Paw Foster said, "Are you sure it won't disturb people?"
      Bekka said, "Fuck 'em if--- sorry, to heck with 'em if it does.  Hands?"
     We joined hands and Bekka said, " Dear lord, please listen up.  We have important shit to say.  Angeline Foster, one of your flock, needs your help big time.  She needs to have multiple bypass surgery, they're doing the work on her right now, and we're asking for your strength to get her through this, the strength you have.
     "We're just mortals, we ain't got shit on you and your unending wisdom and power.  Please, please keep Angeline with us, with her family who loves her dearly, and her friends and fellow church members.  You got it all, lord.  Please do your your work.  You know we love you, so stay close to  us.  In Jesus' name we pray, amen.."
     A chorus of "Amens" went through, with Billy and Janey  telling Bekka what a cool prayer that  was.  They'd never heard one like that one before.  Knowing what was coming from Paw, Bekka explained, "It's not the words , it's the message.  Jesus and God know me, and love me, so they don't worry about how I express myself.  It's all in the message, you know?"

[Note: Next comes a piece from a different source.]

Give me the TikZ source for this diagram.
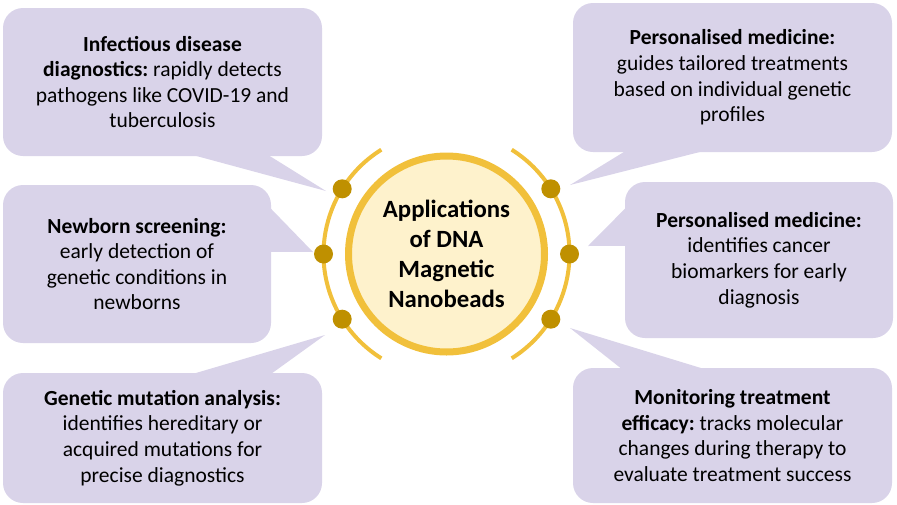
\documentclass[tikz,border=0pt]{standalone}
\usepackage{fontspec}
\setmainfont{Carlito}
\usetikzlibrary{calc}

\definecolor{lavender}{HTML}{D9D3E9}
\definecolor{ringgold}{HTML}{F1C03B}
\definecolor{beadgold}{HTML}{BF9000}
\definecolor{corefill}{HTML}{FEF2CC}

\tikzset{
  callout/.style={rectangle, rounded corners=20pt, fill=lavender, inner sep=0pt,
    align=center, font=\fontsize{21.5}{25.6}\selectfont\frenchspacing, text=black},
  tail/.style={fill=lavender},
  core/.style={circle, draw=ringgold, line width=7pt, fill=corefill,
    minimum size=196pt, inner sep=0pt, align=center,
    font=\fontsize{24.8}{30}\selectfont\bfseries},
  bead/.style={circle, fill=beadgold, minimum size=19pt, inner sep=0pt},
  orbit/.style={draw=ringgold, line width=4pt}
}

\begin{document}
\begin{tikzpicture}[x=1pt,y=1pt]
\useasboundingbox (0,0) rectangle (897,-504);

% central disc
\node[core] (hub) at (446.5,-254) {Applications\\of DNA\\Magnetic\\Nanobeads};

% beads sitting on the two orbit arcs
\foreach \n/\a in {l1/148, l2/180, l3/212, r1/32, r2/0, r3/-32}
  \coordinate (p\n) at ($(hub.center)+(\a:123)$);

% tips of the speech-bubble tails
\coordinate (tip1) at (326,-191);
\coordinate (tip2) at (313,-252);
\coordinate (tip3) at (325,-335);
\coordinate (tip4) at (570,-185);
\coordinate (tip5) at (588,-246);
\coordinate (tip6) at (570,-328);

% callout boxes
\node[callout, minimum width=319pt, minimum height=148pt] (b1) at (162.5,-82)
  {\textbf{Infectious disease}\\\textbf{diagnostics:} rapidly detects\\pathogens like COVID-19 and\\tuberculosis};
\node[callout, minimum width=268pt, minimum height=158pt] (b2) at (137,-264)
  {\textbf{Newborn screening:}\\early detection of\\genetic conditions in\\newborns};
\node[callout, minimum width=319pt, minimum height=130pt] (b3) at (162.5,-438)
  {\textbf{Genetic mutation analysis:}\\identifies hereditary or\\acquired mutations for\\precise diagnostics};
\node[callout, minimum width=319pt, minimum height=149pt] (b4) at (732.5,-77.5)
  {\textbf{Personalised medicine:}\\guides tailored treatments\\based on individual genetic\\profiles};
\node[callout, minimum width=268pt, minimum height=156pt] (b5) at (759,-260)
  {\textbf{Personalised medicine:}\\identifies cancer\\biomarkers for early\\diagnosis};
\node[callout, minimum width=319pt, minimum height=135pt] (b6) at (732.5,-435.5)
  {\textbf{Monitoring treatment}\\\textbf{efficacy:} tracks molecular\\changes during therapy to\\evaluate treatment success};

% bubble tails
\fill[tail] ([xshift=187pt,yshift=2pt]b1.south west) -- (tip1) -- ([xshift=264pt,yshift=2pt]b1.south west) -- cycle;
\fill[tail] ([xshift=-4pt,yshift=-20pt]b2.north east) -- (tip2) -- ([xshift=-4pt,yshift=-67pt]b2.north east) -- cycle;
\fill[tail] ([xshift=187pt,yshift=-2pt]b3.north west) -- (tip3) -- ([xshift=267pt,yshift=-2pt]b3.north west) -- cycle;
\fill[tail] ([xshift=54pt,yshift=2pt]b4.south west) -- (tip4) -- ([xshift=134pt,yshift=2pt]b4.south west) -- cycle;
\fill[tail] ([xshift=4pt,yshift=-23pt]b5.north west) -- (tip5) -- ([xshift=4pt,yshift=-64pt]b5.north west) -- cycle;
\fill[tail] ([xshift=50pt,yshift=-2pt]b6.north west) -- (tip6) -- ([xshift=134pt,yshift=-2pt]b6.north west) -- cycle;

% orbit arcs
\draw[orbit] ($(hub.center)+(122:123)$) arc[start angle=122, end angle=238, radius=123pt];
\draw[orbit] ($(hub.center)+(-58:123)$) arc[start angle=-58, end angle=58, radius=123pt];

\foreach \n in {l1,l2,l3,r1,r2,r3}
  \node[bead] (bead\n) at (p\n) {};
\end{tikzpicture}
\end{document}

     We passed out hugs to everyone.  My hug to Billy  and Paw was a bit stilted --- men don't hug other men --- but they figured it out after a couple seconds.  Janey was happy to be hugging the two most cool human beings on the planet, and Billy's hug of Bekka had provided him with sexual fantasies to last him until his mid-twenties.  Janey  wanted to know where to buy the cool boots we were wearing; we told her she could find them in whatever the largest college town Iowa has, and they came in all sorts of styles.  She could also check local record shops for advice on where to get them in Ventura and Oxnard.  I couldn't help but feel like we'd build a thirteen year old trendy.
      After our meeting with the Fosters, we went to the gift shop  and arranged to have the biggest damn bouquet they had delivered to her room when she was in a room and conscious.  Then we cornered Paw Foster and told him to return to the motel, he'd find there was four days paid up on a room.  Don't ask questions, sir.

     ""Feeling better?" asked Bekka."
     "Infinitely," I replied, slouching into the seat and falling into a doze.